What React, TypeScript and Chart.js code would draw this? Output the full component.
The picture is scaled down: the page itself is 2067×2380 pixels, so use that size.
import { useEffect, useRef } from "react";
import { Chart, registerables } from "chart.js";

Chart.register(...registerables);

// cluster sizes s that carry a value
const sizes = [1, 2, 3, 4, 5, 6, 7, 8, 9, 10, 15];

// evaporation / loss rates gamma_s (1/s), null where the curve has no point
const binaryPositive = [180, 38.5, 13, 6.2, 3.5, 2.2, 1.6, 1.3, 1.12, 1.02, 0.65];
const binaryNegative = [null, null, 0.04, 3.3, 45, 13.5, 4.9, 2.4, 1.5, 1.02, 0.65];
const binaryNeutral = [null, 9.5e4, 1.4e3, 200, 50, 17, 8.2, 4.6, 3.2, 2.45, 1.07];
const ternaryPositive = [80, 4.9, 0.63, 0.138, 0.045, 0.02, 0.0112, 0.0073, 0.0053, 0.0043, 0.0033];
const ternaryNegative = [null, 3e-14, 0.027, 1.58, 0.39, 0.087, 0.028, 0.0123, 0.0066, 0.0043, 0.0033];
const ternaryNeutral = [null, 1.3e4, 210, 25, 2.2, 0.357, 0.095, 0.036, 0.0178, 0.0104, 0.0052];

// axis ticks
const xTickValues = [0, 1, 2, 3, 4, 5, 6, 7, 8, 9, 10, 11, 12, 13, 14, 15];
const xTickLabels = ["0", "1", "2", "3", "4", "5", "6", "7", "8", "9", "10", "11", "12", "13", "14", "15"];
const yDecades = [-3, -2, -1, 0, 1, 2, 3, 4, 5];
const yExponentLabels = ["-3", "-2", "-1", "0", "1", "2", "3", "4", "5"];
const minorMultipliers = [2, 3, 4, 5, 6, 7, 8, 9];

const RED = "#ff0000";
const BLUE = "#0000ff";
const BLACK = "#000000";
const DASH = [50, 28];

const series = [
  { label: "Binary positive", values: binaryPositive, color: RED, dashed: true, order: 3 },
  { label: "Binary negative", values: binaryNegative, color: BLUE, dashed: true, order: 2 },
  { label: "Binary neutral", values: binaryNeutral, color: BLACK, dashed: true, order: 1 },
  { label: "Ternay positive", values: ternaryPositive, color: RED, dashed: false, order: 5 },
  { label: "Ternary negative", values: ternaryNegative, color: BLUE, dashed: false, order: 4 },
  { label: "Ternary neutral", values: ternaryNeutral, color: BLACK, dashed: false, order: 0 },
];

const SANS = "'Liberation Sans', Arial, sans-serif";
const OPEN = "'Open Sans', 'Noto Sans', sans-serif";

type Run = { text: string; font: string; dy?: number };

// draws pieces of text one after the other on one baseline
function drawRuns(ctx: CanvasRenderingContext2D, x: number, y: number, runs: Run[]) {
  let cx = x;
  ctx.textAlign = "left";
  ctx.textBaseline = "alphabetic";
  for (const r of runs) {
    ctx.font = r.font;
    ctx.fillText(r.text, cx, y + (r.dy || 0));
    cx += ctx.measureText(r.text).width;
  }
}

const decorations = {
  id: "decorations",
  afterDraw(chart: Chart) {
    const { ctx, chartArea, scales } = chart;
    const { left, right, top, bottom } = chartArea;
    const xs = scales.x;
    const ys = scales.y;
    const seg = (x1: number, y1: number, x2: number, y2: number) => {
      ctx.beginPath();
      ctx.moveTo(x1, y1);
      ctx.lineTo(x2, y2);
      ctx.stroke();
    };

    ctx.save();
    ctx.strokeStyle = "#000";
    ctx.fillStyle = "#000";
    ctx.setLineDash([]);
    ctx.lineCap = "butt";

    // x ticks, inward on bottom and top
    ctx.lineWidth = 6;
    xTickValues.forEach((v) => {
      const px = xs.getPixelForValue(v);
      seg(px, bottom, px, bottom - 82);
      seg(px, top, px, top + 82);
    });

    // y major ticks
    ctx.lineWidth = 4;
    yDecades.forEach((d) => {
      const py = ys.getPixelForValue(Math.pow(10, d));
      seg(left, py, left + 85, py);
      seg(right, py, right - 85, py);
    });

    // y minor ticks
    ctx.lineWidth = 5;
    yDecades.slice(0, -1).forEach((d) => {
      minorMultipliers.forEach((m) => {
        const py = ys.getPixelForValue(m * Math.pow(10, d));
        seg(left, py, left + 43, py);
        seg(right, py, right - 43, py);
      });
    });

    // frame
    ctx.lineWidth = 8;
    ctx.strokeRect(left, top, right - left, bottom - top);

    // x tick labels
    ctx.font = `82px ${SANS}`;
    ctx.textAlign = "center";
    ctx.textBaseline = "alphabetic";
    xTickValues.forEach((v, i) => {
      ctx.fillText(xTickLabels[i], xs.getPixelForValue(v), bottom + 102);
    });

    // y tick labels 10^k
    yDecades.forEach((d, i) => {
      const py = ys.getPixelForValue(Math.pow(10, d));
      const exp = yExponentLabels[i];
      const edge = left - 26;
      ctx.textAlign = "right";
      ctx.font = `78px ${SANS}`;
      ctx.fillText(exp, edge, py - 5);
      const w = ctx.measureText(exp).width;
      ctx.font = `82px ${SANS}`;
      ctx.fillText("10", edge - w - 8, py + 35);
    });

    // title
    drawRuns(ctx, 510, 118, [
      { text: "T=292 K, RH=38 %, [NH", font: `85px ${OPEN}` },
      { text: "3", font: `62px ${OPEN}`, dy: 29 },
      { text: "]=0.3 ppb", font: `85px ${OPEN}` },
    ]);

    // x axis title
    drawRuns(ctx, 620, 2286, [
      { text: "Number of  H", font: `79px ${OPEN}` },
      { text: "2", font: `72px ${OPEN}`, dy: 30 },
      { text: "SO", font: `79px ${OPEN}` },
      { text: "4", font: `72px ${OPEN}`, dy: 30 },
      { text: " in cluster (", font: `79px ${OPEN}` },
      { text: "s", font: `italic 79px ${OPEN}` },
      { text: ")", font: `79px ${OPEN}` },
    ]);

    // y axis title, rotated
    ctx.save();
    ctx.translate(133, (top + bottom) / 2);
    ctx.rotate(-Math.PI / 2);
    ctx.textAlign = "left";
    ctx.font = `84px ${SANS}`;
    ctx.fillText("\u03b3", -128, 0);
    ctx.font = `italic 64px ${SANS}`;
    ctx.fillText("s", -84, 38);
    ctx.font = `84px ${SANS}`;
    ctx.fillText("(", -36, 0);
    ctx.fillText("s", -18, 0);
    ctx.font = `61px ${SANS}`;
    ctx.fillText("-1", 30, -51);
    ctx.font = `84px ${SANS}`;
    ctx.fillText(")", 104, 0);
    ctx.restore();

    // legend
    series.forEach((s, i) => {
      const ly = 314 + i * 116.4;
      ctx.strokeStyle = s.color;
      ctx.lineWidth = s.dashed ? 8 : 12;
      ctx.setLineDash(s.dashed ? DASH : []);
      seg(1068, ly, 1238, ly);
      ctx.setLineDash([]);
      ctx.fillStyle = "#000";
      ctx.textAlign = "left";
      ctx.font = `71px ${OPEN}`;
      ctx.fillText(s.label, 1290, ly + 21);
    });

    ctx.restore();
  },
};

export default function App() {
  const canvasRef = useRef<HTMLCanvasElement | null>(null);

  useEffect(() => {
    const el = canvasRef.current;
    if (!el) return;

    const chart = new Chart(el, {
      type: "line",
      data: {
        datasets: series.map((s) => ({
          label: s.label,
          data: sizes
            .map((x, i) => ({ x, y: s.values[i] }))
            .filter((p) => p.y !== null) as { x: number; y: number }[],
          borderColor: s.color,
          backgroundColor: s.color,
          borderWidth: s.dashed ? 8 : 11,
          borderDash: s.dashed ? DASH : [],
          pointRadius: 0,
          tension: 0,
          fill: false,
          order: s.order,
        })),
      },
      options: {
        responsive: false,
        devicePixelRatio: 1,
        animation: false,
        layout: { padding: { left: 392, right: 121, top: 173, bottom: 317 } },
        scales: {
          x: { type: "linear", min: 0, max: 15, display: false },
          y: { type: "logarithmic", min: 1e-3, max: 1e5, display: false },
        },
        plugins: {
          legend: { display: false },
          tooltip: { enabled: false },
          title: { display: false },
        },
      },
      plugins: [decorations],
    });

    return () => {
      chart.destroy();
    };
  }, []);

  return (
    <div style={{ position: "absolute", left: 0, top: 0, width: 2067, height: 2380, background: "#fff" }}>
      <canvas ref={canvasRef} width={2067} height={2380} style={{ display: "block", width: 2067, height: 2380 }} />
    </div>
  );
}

......

Above are some lines. Repeat exactly, and only, those from the line that has "The picture is" through the line that has "9, 10, 15];".

The picture is scaled down: the page itself is 2067×2380 pixels, so use that size.
import { useEffect, useRef } from "react";
import { Chart, registerables } from "chart.js";

Chart.register(...registerables);

// cluster sizes s that carry a value
const sizes = [1, 2, 3, 4, 5, 6, 7, 8, 9, 10, 15];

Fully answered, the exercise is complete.